Also what I have noticed with myself ( I had a decadent phase in life, moved
on and now look on "friends" who stayed where they were) - decadent
consumerism might not look as bad when you start doing it. But it erodes your
soul it makes you weak and timid. Arm the lumpenproletariat with high tech -
and you won't get "a little bit weaker" society - you get idiocracy.
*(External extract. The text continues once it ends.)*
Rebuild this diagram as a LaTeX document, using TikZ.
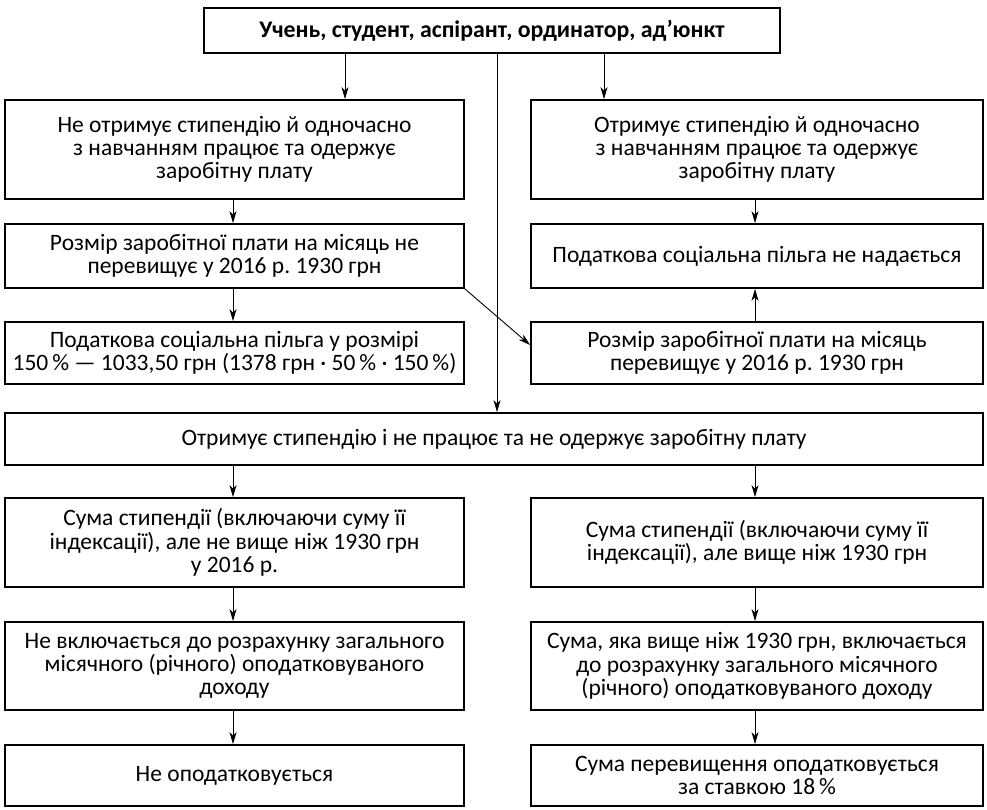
\documentclass[tikz,border=0pt]{standalone}
\usepackage{fontspec}
\setmainfont{Carlito}
\usetikzlibrary{arrows.meta}
\frenchspacing
\begin{document}
\begin{tikzpicture}[x=1pt,y=-1pt,
  box/.style={draw, line width=1.8pt, inner sep=0pt, align=center,
    font=\fontsize{23.5}{23.3}\selectfont},
  lbox/.style={box, minimum width=459pt},
  rbox/.style={box, minimum width=452pt},
  arr/.style={line width=0.9pt, -{Stealth[length=12pt,width=7pt,inset=3.5pt]}}]
\useasboundingbox (0,0) rectangle (987,809);
\node[box, minimum width=576pt, minimum height=45pt, font=\fontsize{23.8}{23.3}\selectfont\bfseries] (top) at (492,30.5)
  {Учень, студент, аспірант, ординатор, ад’юнкт};
\node[lbox, minimum height=99pt] (L1) at (234.5,149.5)
  {Не отримує стипендію й одночасно\\з навчанням працює та одержує\\заробітну плату};
\node[rbox, minimum height=99pt] (R1) at (757,149.5)
  {Отримує стипендію й одночасно\\з навчанням працює та одержує\\заробітну плату};
\node[lbox, minimum height=64pt] (L2) at (234.5,256)
  {Розмір заробітної плати на місяць не\\перевищує у 2016 р. 1930 грн};
\node[rbox, minimum height=64pt] (R2) at (757,256)
  {Податкова соціальна пільга не надається};
\node[lbox, minimum height=62pt] (L3) at (234.5,353)
  {Податкова соціальна пільга у розмірі\\150\,\% — 1033,50 грн (1378 грн · 50\,\% · 150\,\%)};
\node[rbox, minimum height=62pt] (R3) at (757,353)
  {Розмір заробітної плати на місяць\\перевищує у 2016 р. 1930 грн};
\node[box, minimum width=978pt, minimum height=52pt] (W) at (494,439)
  {Отримує стипендію і не працює та не одержує заробітну плату};
\node[lbox, minimum height=89pt] (L4) at (234.5,542.5)
  {Сума стипендії (включаючи суму її\\індексації), але не вище ніж 1930 грн\\у 2016 р.};
\node[rbox, minimum height=89pt] (R4) at (757,542.5)
  {Сума стипендії (включаючи суму її\\індексації), але вище ніж 1930 грн};
\node[lbox, minimum height=88pt] (L5) at (234.5,666)
  {Не включається до розрахунку загального\\місячного (річного) оподатковуваного\\доходу};
\node[rbox, minimum height=88pt] (R5) at (757,666)
  {Сума, яка вище ніж 1930 грн, включається\\до розрахунку загального місячного\\(річного) оподатковуваного доходу};
\node[lbox, minimum height=61pt] (L6) at (234.5,775.5)
  {Не оподатковується};
\node[rbox, minimum height=61pt] (R6) at (757,775.5)
  {Сума перевищення оподатковується\\за ставкою 18\,\%};
% connectors
\draw[arr] (top.south -| 345,0) -- (L1.north -| 345,0);
\draw[arr] (top.south -| 604,0) -- (R1.north -| 604,0);
\draw[arr] (top.south -| 497,0) -- (W.north -| 497,0);
\draw[arr] (L1.south -| 233,0) -- (L2.north -| 233,0);
\draw[arr] (L2.south -| 233,0) -- (L3.north -| 233,0);
\draw[arr] (L2.south east) -- ([yshift=8pt]R3.west);
\draw[arr] (R1.south -| 755,0) -- (R2.north -| 755,0);
\draw[arr] (R3.north -| 755,0) -- (R2.south -| 755,0);
\draw[arr] (W.south -| 233,0) -- (L4.north -| 233,0);
\draw[arr] (W.south -| 755,0) -- (R4.north -| 755,0);
\draw[arr] (L4.south -| 233,0) -- (L5.north -| 233,0);
\draw[arr] (R4.south -| 755,0) -- (R5.north -| 755,0);
\draw[arr] (L5.south -| 233,0) -- (L6.north -| 233,0);
\draw[arr] (R5.south -| 755,0) -- (R6.north -| 755,0);
\end{tikzpicture}
\end{document}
A human to be happy must play hard, work hard and love hard. This is a virtue
that most everybody is abandoning these days. I'm not advocating for
repression (like China, India or western world of old), I'm advocating that we
don't forget a passion in our lives and that we do not fail to show it to our
children. Else everything is in vain.

------
bigsassy
This article is pretty light on details. Here's a quote from the White House
Cybersecurity Coordinator Howard Schmidt:

Schmidt stressed today that anonymity and pseudonymity will remain possible on
the Internet. "I don't have to get a credential, if I don't want to," he said.
There's no chance that "a centralized database will emerge," and "we need the
private sector to lead the implementation of this," he said.

Read more:
[http://news.cnet.com/8301-31921_3-20027800-281.html#ixzz1AZD...](http://news.cnet.com/8301-31921_3-20027800-281.html#ixzz1AZDYQ3Kk)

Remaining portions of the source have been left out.